### DIRECTIONS
Keep only the lines where "that" appears.

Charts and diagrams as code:
○ ○ ○ ○ ○ ○ ○

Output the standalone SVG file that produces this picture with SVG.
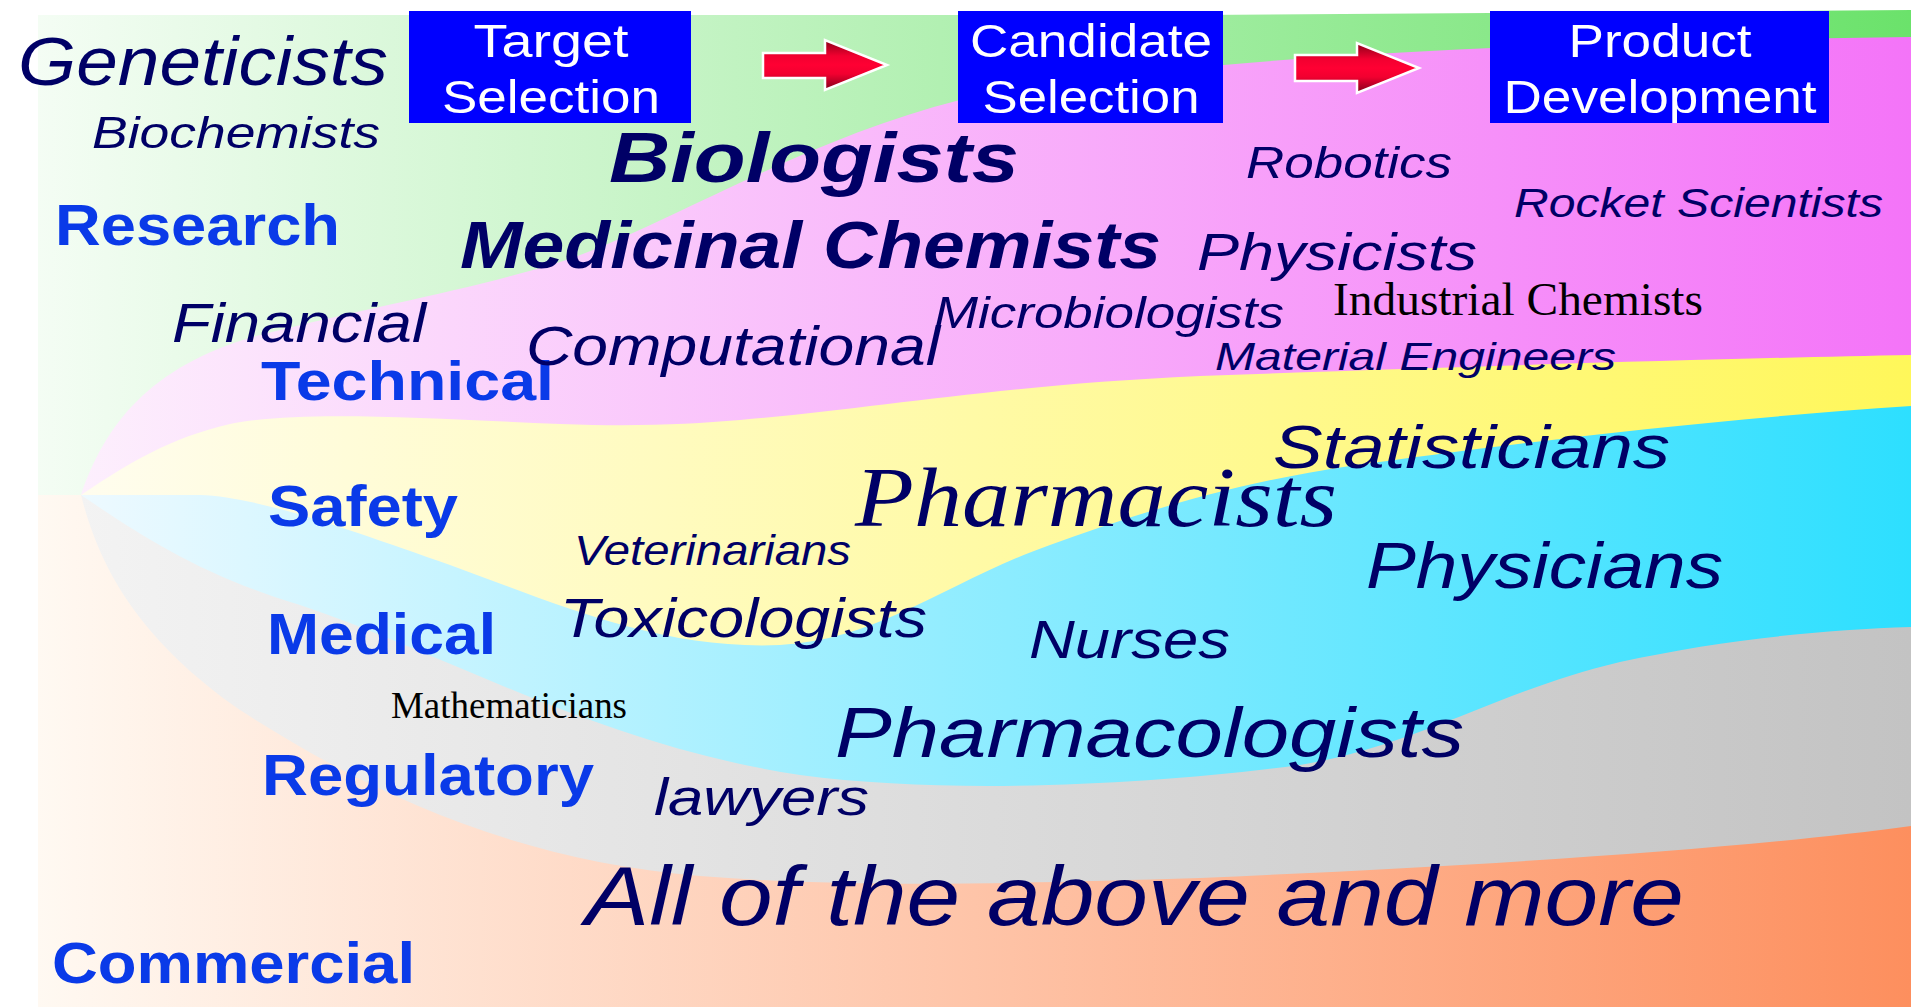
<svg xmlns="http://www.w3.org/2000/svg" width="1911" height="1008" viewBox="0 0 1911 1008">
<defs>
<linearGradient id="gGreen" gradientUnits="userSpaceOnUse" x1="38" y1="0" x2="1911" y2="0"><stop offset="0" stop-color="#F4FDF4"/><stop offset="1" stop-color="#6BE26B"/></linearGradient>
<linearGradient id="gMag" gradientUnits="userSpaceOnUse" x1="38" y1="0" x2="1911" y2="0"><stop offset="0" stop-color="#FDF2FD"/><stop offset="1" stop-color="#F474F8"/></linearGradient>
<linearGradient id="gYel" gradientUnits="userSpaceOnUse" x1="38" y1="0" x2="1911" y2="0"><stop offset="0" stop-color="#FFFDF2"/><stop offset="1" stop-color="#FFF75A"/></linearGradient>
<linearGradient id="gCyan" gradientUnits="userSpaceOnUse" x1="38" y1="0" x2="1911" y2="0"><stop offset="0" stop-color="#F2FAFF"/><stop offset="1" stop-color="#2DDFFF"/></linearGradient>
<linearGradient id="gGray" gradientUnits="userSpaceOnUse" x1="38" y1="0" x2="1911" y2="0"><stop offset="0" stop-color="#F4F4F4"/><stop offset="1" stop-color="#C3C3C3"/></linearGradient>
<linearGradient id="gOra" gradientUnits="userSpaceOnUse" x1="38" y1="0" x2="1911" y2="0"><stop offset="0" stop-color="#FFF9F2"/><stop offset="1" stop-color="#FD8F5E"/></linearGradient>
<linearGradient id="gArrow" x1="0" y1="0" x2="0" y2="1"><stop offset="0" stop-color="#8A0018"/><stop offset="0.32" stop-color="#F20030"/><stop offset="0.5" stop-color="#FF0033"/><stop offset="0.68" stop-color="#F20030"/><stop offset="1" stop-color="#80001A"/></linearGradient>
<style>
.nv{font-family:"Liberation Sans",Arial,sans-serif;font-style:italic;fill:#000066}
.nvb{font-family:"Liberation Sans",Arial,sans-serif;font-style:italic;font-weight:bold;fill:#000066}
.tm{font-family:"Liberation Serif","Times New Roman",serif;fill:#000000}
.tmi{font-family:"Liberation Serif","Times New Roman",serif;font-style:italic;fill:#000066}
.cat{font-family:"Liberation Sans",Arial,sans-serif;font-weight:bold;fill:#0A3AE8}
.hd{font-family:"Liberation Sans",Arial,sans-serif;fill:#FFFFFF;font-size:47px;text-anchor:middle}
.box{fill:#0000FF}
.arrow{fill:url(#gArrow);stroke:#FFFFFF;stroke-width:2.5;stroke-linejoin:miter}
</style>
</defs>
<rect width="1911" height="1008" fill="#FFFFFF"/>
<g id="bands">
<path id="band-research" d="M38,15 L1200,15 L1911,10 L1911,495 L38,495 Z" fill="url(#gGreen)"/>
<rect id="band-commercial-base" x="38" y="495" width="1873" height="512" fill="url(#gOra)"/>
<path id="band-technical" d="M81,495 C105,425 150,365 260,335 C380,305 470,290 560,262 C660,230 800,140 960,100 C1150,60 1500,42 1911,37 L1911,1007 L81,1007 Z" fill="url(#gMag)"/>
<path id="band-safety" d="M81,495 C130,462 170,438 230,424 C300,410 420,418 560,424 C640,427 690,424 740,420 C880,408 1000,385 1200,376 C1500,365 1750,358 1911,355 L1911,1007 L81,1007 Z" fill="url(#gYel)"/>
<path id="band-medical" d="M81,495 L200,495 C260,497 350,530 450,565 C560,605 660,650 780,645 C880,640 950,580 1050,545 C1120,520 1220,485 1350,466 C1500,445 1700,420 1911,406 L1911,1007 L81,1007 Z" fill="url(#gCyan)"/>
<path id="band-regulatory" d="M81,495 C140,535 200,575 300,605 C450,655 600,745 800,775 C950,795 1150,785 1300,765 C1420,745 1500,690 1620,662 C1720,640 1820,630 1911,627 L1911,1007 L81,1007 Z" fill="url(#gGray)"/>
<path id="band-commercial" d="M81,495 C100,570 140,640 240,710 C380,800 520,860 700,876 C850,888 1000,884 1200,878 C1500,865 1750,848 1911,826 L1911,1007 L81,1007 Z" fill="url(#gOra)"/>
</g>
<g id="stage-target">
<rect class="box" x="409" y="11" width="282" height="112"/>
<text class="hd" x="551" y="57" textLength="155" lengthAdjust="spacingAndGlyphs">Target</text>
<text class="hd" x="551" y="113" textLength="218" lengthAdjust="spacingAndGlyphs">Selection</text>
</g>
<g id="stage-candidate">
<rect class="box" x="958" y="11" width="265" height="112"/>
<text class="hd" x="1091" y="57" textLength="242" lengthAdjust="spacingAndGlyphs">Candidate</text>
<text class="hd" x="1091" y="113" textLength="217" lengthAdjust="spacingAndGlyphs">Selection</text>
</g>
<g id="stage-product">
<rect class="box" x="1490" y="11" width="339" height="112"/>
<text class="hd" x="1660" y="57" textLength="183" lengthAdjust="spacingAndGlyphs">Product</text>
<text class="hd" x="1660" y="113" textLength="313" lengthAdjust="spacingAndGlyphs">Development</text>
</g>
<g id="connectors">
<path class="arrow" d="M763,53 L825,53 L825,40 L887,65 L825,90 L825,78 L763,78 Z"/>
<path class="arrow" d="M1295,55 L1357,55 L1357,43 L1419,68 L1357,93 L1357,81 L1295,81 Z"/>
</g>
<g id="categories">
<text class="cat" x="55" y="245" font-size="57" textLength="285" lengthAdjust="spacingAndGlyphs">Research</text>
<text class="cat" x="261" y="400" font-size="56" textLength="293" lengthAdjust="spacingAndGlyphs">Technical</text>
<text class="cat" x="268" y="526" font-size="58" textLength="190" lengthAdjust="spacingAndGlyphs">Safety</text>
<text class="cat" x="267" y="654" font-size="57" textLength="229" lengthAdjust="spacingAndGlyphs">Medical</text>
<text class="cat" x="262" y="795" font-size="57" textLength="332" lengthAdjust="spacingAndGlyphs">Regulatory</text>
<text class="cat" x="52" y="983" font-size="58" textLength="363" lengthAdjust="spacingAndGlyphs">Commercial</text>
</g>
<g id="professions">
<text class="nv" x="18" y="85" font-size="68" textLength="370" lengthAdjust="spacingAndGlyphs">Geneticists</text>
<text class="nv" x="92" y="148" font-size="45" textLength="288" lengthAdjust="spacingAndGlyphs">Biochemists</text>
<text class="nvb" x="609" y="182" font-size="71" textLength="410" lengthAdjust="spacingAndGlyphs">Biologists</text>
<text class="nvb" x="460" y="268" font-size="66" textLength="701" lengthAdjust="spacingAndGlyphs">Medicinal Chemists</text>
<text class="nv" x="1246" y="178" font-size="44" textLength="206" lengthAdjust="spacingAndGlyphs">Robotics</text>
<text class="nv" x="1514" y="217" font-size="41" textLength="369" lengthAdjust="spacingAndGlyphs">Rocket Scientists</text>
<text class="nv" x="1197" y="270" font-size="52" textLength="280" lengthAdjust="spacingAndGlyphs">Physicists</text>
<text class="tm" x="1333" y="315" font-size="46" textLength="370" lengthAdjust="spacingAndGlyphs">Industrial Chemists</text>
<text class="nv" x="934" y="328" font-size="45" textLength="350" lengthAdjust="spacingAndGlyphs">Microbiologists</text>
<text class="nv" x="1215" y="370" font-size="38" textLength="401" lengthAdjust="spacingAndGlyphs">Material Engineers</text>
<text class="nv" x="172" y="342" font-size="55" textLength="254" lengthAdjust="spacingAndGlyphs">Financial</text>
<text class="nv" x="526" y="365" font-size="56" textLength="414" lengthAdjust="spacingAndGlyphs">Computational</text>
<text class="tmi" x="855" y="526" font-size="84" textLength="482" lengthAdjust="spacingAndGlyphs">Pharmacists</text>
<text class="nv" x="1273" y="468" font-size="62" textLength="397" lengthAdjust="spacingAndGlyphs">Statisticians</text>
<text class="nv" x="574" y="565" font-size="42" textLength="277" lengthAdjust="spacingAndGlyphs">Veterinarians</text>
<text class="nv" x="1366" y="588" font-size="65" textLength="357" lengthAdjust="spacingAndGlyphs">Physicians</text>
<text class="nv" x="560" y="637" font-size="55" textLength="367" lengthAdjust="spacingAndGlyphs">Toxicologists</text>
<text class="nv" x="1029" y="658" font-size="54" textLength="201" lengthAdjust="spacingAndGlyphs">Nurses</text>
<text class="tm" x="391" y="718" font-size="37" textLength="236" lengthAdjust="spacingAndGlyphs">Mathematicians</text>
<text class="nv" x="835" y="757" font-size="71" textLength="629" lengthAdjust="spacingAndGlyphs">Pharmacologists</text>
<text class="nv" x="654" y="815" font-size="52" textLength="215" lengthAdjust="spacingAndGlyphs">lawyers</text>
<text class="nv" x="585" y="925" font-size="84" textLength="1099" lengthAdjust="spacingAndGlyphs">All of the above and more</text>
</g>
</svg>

○ ○ ○ ○ ○ ○ ○

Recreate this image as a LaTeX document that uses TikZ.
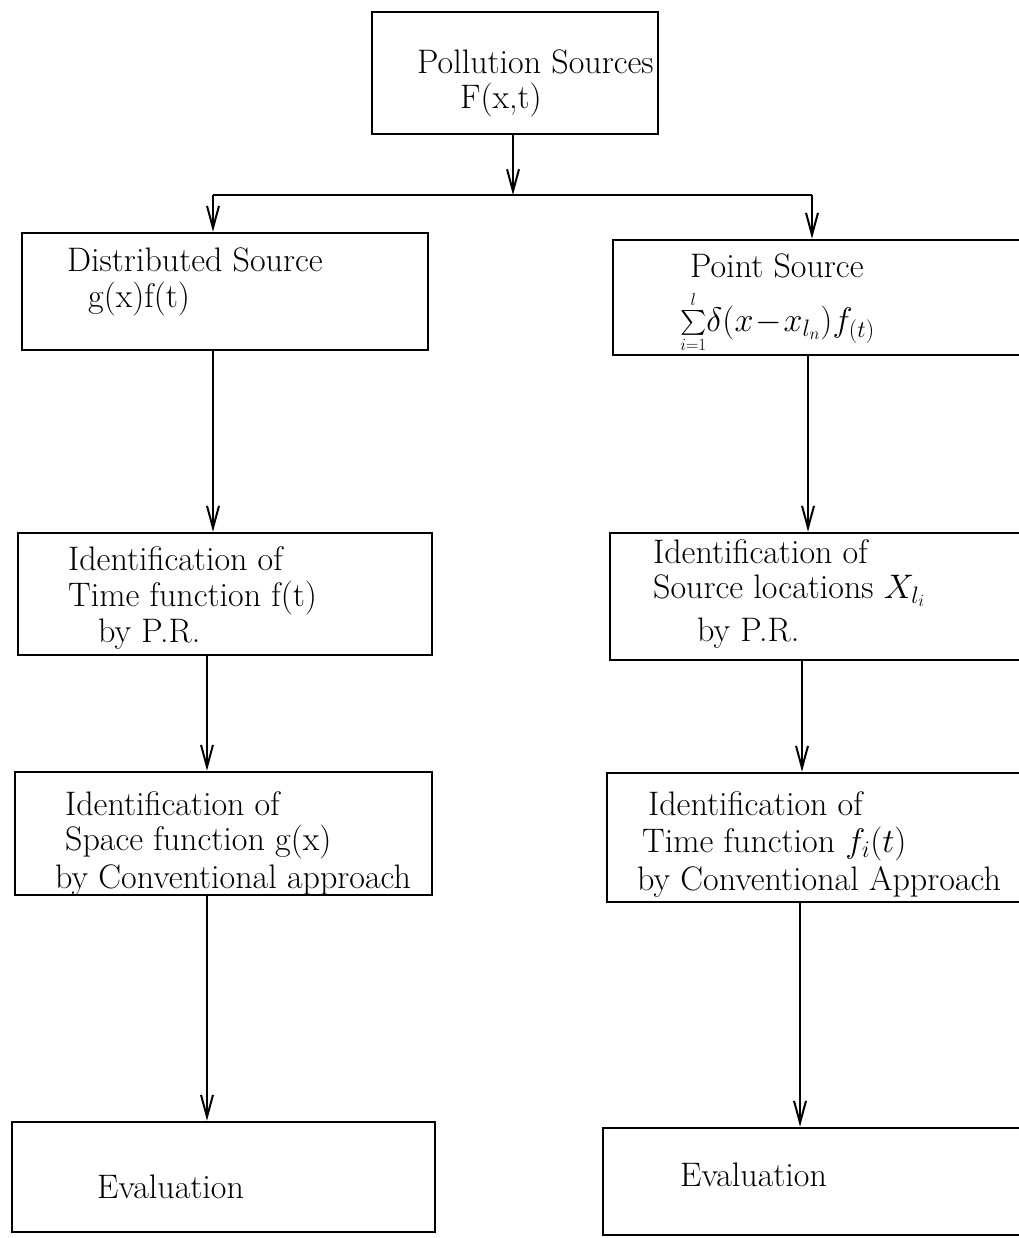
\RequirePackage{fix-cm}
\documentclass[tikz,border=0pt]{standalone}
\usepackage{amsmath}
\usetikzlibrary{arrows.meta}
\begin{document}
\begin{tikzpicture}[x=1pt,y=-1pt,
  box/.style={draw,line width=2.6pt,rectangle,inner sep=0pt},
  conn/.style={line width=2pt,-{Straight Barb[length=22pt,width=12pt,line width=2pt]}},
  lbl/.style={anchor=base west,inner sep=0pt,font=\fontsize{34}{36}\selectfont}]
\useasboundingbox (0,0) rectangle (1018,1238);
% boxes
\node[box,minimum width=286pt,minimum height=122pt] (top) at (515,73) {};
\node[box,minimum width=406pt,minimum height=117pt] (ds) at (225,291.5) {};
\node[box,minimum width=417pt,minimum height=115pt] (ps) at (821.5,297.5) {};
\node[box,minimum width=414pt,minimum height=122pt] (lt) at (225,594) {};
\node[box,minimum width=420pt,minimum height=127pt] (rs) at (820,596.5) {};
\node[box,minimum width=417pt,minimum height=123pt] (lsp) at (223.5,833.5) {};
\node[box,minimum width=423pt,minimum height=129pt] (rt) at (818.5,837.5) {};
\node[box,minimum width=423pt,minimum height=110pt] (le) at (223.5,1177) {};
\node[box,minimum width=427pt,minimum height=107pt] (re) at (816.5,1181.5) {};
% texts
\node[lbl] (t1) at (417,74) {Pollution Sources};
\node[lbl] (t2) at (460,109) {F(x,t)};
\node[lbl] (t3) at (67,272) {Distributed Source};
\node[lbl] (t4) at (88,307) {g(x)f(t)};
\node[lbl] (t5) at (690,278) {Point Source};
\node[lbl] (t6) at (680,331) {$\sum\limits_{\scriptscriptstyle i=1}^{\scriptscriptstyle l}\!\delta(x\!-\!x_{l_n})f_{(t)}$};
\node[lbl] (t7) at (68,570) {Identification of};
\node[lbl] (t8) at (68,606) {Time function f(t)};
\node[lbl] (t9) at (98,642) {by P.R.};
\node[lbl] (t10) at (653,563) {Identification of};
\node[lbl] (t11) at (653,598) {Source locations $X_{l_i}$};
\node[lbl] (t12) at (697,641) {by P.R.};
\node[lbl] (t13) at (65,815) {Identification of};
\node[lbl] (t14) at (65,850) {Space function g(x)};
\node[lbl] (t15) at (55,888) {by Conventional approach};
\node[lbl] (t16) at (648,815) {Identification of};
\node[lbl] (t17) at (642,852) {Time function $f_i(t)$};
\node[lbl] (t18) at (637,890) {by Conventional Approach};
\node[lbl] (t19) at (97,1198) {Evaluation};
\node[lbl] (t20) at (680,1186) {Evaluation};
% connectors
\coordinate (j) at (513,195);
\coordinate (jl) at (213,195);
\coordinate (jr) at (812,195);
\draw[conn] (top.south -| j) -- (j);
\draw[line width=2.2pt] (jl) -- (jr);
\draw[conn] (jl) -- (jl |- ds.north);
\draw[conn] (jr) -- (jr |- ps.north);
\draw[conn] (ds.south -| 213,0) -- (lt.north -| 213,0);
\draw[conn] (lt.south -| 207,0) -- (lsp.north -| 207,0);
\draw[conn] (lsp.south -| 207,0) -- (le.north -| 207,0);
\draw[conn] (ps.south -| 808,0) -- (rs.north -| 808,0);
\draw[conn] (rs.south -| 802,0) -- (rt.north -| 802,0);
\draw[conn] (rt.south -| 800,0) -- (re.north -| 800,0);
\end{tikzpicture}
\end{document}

○ ○ ○ ○ ○ ○ ○

### RESULT OF THE EXERCISE
Output the standalone SVG file that produces this picture with SVG.
Recreate this image as a LaTeX document that uses TikZ.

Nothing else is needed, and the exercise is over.